'''

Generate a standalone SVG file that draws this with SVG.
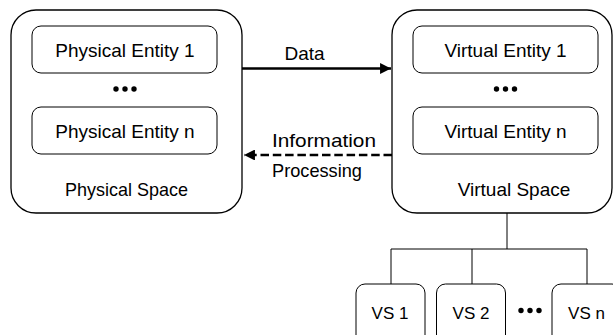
<svg xmlns="http://www.w3.org/2000/svg" width="613" height="335" viewBox="0 0 613 335">
<style>
.outer{fill:#fff;stroke:#000;stroke-width:1.3}
.inner{fill:#fff;stroke:#000;stroke-width:1}
.t{font-family:"Liberation Sans",Arial,sans-serif;font-size:19px;fill:#000;text-anchor:middle}
.ts{font-family:"Liberation Sans",Arial,sans-serif;font-size:17px;fill:#000;text-anchor:middle}
.dot{fill:#000}
.tree{fill:none;stroke:#000;stroke-width:1}
</style>
<defs>
<marker id="ah" viewBox="0 0 10 10" refX="10" refY="5" markerWidth="4.2" markerHeight="4.2" orient="auto" markerUnits="strokeWidth">
<path d="M0,0 L10,5 L0,10 Z" fill="#000"/>
</marker>
</defs>
<rect width="613" height="335" fill="#fff"/>
<g id="physical-space">
<rect class="outer" x="11" y="10" width="231" height="203" rx="25"/>
<text class="t" x="126.5" y="196" textLength="123" lengthAdjust="spacingAndGlyphs">Physical Space</text>
</g>
<g id="physical-entity-1">
<rect class="inner" x="32" y="26" width="185" height="47" rx="9"/>
<text class="t" x="125" y="57">Physical Entity 1</text>
</g>
<g id="physical-dots">
<circle class="dot" cx="116" cy="89" r="2.7"/><circle class="dot" cx="125" cy="89" r="2.7"/><circle class="dot" cx="134" cy="89" r="2.7"/>
</g>
<g id="physical-entity-n">
<rect class="inner" x="32" y="107" width="185" height="47" rx="9"/>
<text class="t" x="125" y="137.5">Physical Entity n</text>
</g>
<g id="virtual-space">
<rect class="outer" x="392" y="10" width="220" height="203" rx="25"/>
<text class="t" x="514" y="195.5">Virtual Space</text>
</g>
<g id="virtual-entity-1">
<rect class="inner" x="413" y="26" width="185" height="47" rx="9"/>
<text class="t" x="505.5" y="57">Virtual Entity 1</text>
</g>
<g id="virtual-dots">
<circle class="dot" cx="496.5" cy="89" r="2.7"/><circle class="dot" cx="505.5" cy="89" r="2.7"/><circle class="dot" cx="514.5" cy="89" r="2.7"/>
</g>
<g id="virtual-entity-n">
<rect class="inner" x="413" y="107" width="185" height="47" rx="9"/>
<text class="t" x="505.5" y="137.5">Virtual Entity n</text>
</g>
<g id="vs-1">
<rect class="inner" x="356" y="284" width="69" height="70" rx="9"/>
<text class="ts" x="390" y="318.5">VS 1</text>
</g>
<g id="vs-2">
<rect class="inner" x="436.5" y="284" width="69" height="70" rx="9"/>
<text class="ts" x="471" y="318.5">VS 2</text>
</g>
<g id="vs-dots">
<circle class="dot" cx="521" cy="310.5" r="2.7"/><circle class="dot" cx="530" cy="310.5" r="2.7"/><circle class="dot" cx="539" cy="310.5" r="2.7"/>
</g>
<g id="vs-n">
<rect class="inner" x="552" y="284" width="69" height="70" rx="9"/>
<text class="ts" x="586.5" y="318.5">VS n</text>
</g>
<g id="connectors">
<line x1="242" y1="68.5" x2="391" y2="68.5" stroke="#000" stroke-width="2.6" marker-end="url(#ah)"/>
<text class="t" x="304.5" y="60">Data</text>
<line x1="392" y1="155" x2="244" y2="155" stroke="#000" stroke-width="2.6" stroke-dasharray="8.5,3.8" marker-end="url(#ah)"/>
<text class="t" x="324" y="147" textLength="104" lengthAdjust="spacingAndGlyphs">Information</text>
<text class="t" x="317" y="176.5" textLength="90" lengthAdjust="spacingAndGlyphs">Processing</text>
<path class="tree" d="M507,213 V249 M391,249 H587 M391,249 V284 M472,249 V284 M587,249 V284"/>
</g>
</svg>
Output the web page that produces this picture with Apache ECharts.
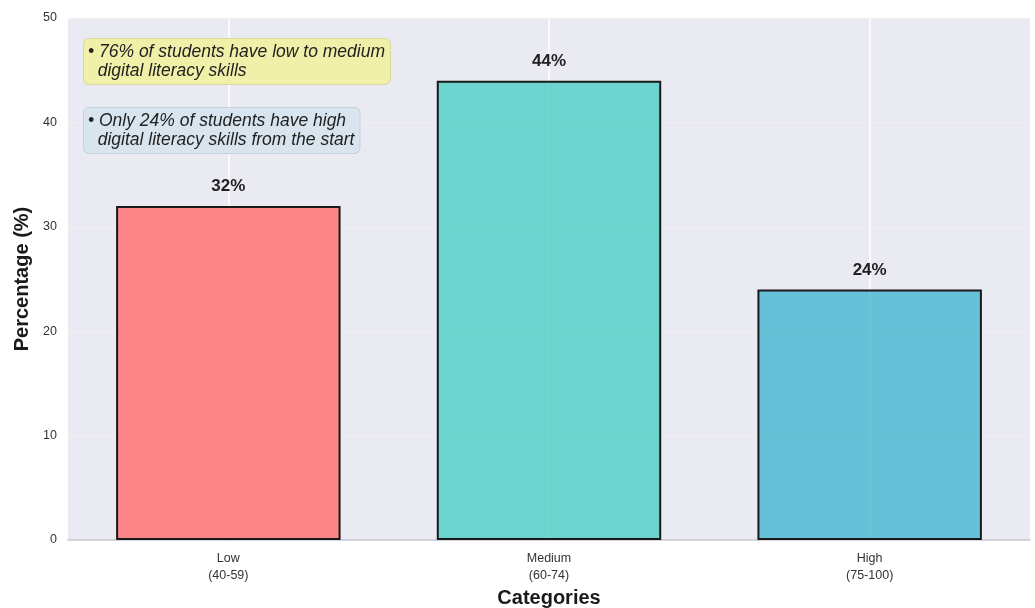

'''

- _Prompt_
Quote the full listing above word for word; exclude every picture from the copy.

- _Written answer_
Generate a standalone SVG file that draws this with SVG.
<svg xmlns="http://www.w3.org/2000/svg" width="613" height="335" viewBox="0 0 613 335">
<style>
.outer{fill:#fff;stroke:#000;stroke-width:1.3}
.inner{fill:#fff;stroke:#000;stroke-width:1}
.t{font-family:"Liberation Sans",Arial,sans-serif;font-size:19px;fill:#000;text-anchor:middle}
.ts{font-family:"Liberation Sans",Arial,sans-serif;font-size:17px;fill:#000;text-anchor:middle}
.dot{fill:#000}
.tree{fill:none;stroke:#000;stroke-width:1}
</style>
<defs>
<marker id="ah" viewBox="0 0 10 10" refX="10" refY="5" markerWidth="4.2" markerHeight="4.2" orient="auto" markerUnits="strokeWidth">
<path d="M0,0 L10,5 L0,10 Z" fill="#000"/>
</marker>
</defs>
<rect width="613" height="335" fill="#fff"/>
<g id="physical-space">
<rect class="outer" x="11" y="10" width="231" height="203" rx="25"/>
<text class="t" x="126.5" y="196" textLength="123" lengthAdjust="spacingAndGlyphs">Physical Space</text>
</g>
<g id="physical-entity-1">
<rect class="inner" x="32" y="26" width="185" height="47" rx="9"/>
<text class="t" x="125" y="57">Physical Entity 1</text>
</g>
<g id="physical-dots">
<circle class="dot" cx="116" cy="89" r="2.7"/><circle class="dot" cx="125" cy="89" r="2.7"/><circle class="dot" cx="134" cy="89" r="2.7"/>
</g>
<g id="physical-entity-n">
<rect class="inner" x="32" y="107" width="185" height="47" rx="9"/>
<text class="t" x="125" y="137.5">Physical Entity n</text>
</g>
<g id="virtual-space">
<rect class="outer" x="392" y="10" width="220" height="203" rx="25"/>
<text class="t" x="514" y="195.5">Virtual Space</text>
</g>
<g id="virtual-entity-1">
<rect class="inner" x="413" y="26" width="185" height="47" rx="9"/>
<text class="t" x="505.5" y="57">Virtual Entity 1</text>
</g>
<g id="virtual-dots">
<circle class="dot" cx="496.5" cy="89" r="2.7"/><circle class="dot" cx="505.5" cy="89" r="2.7"/><circle class="dot" cx="514.5" cy="89" r="2.7"/>
</g>
<g id="virtual-entity-n">
<rect class="inner" x="413" y="107" width="185" height="47" rx="9"/>
<text class="t" x="505.5" y="137.5">Virtual Entity n</text>
</g>
<g id="vs-1">
<rect class="inner" x="356" y="284" width="69" height="70" rx="9"/>
<text class="ts" x="390" y="318.5">VS 1</text>
</g>
<g id="vs-2">
<rect class="inner" x="436.5" y="284" width="69" height="70" rx="9"/>
<text class="ts" x="471" y="318.5">VS 2</text>
</g>
<g id="vs-dots">
<circle class="dot" cx="521" cy="310.5" r="2.7"/><circle class="dot" cx="530" cy="310.5" r="2.7"/><circle class="dot" cx="539" cy="310.5" r="2.7"/>
</g>
<g id="vs-n">
<rect class="inner" x="552" y="284" width="69" height="70" rx="9"/>
<text class="ts" x="586.5" y="318.5">VS n</text>
</g>
<g id="connectors">
<line x1="242" y1="68.5" x2="391" y2="68.5" stroke="#000" stroke-width="2.6" marker-end="url(#ah)"/>
<text class="t" x="304.5" y="60">Data</text>
<line x1="392" y1="155" x2="244" y2="155" stroke="#000" stroke-width="2.6" stroke-dasharray="8.5,3.8" marker-end="url(#ah)"/>
<text class="t" x="324" y="147" textLength="104" lengthAdjust="spacingAndGlyphs">Information</text>
<text class="t" x="317" y="176.5" textLength="90" lengthAdjust="spacingAndGlyphs">Processing</text>
<path class="tree" d="M507,213 V249 M391,249 H587 M391,249 V284 M472,249 V284 M587,249 V284"/>
</g>
</svg>
Output the web page that produces this picture with Apache ECharts.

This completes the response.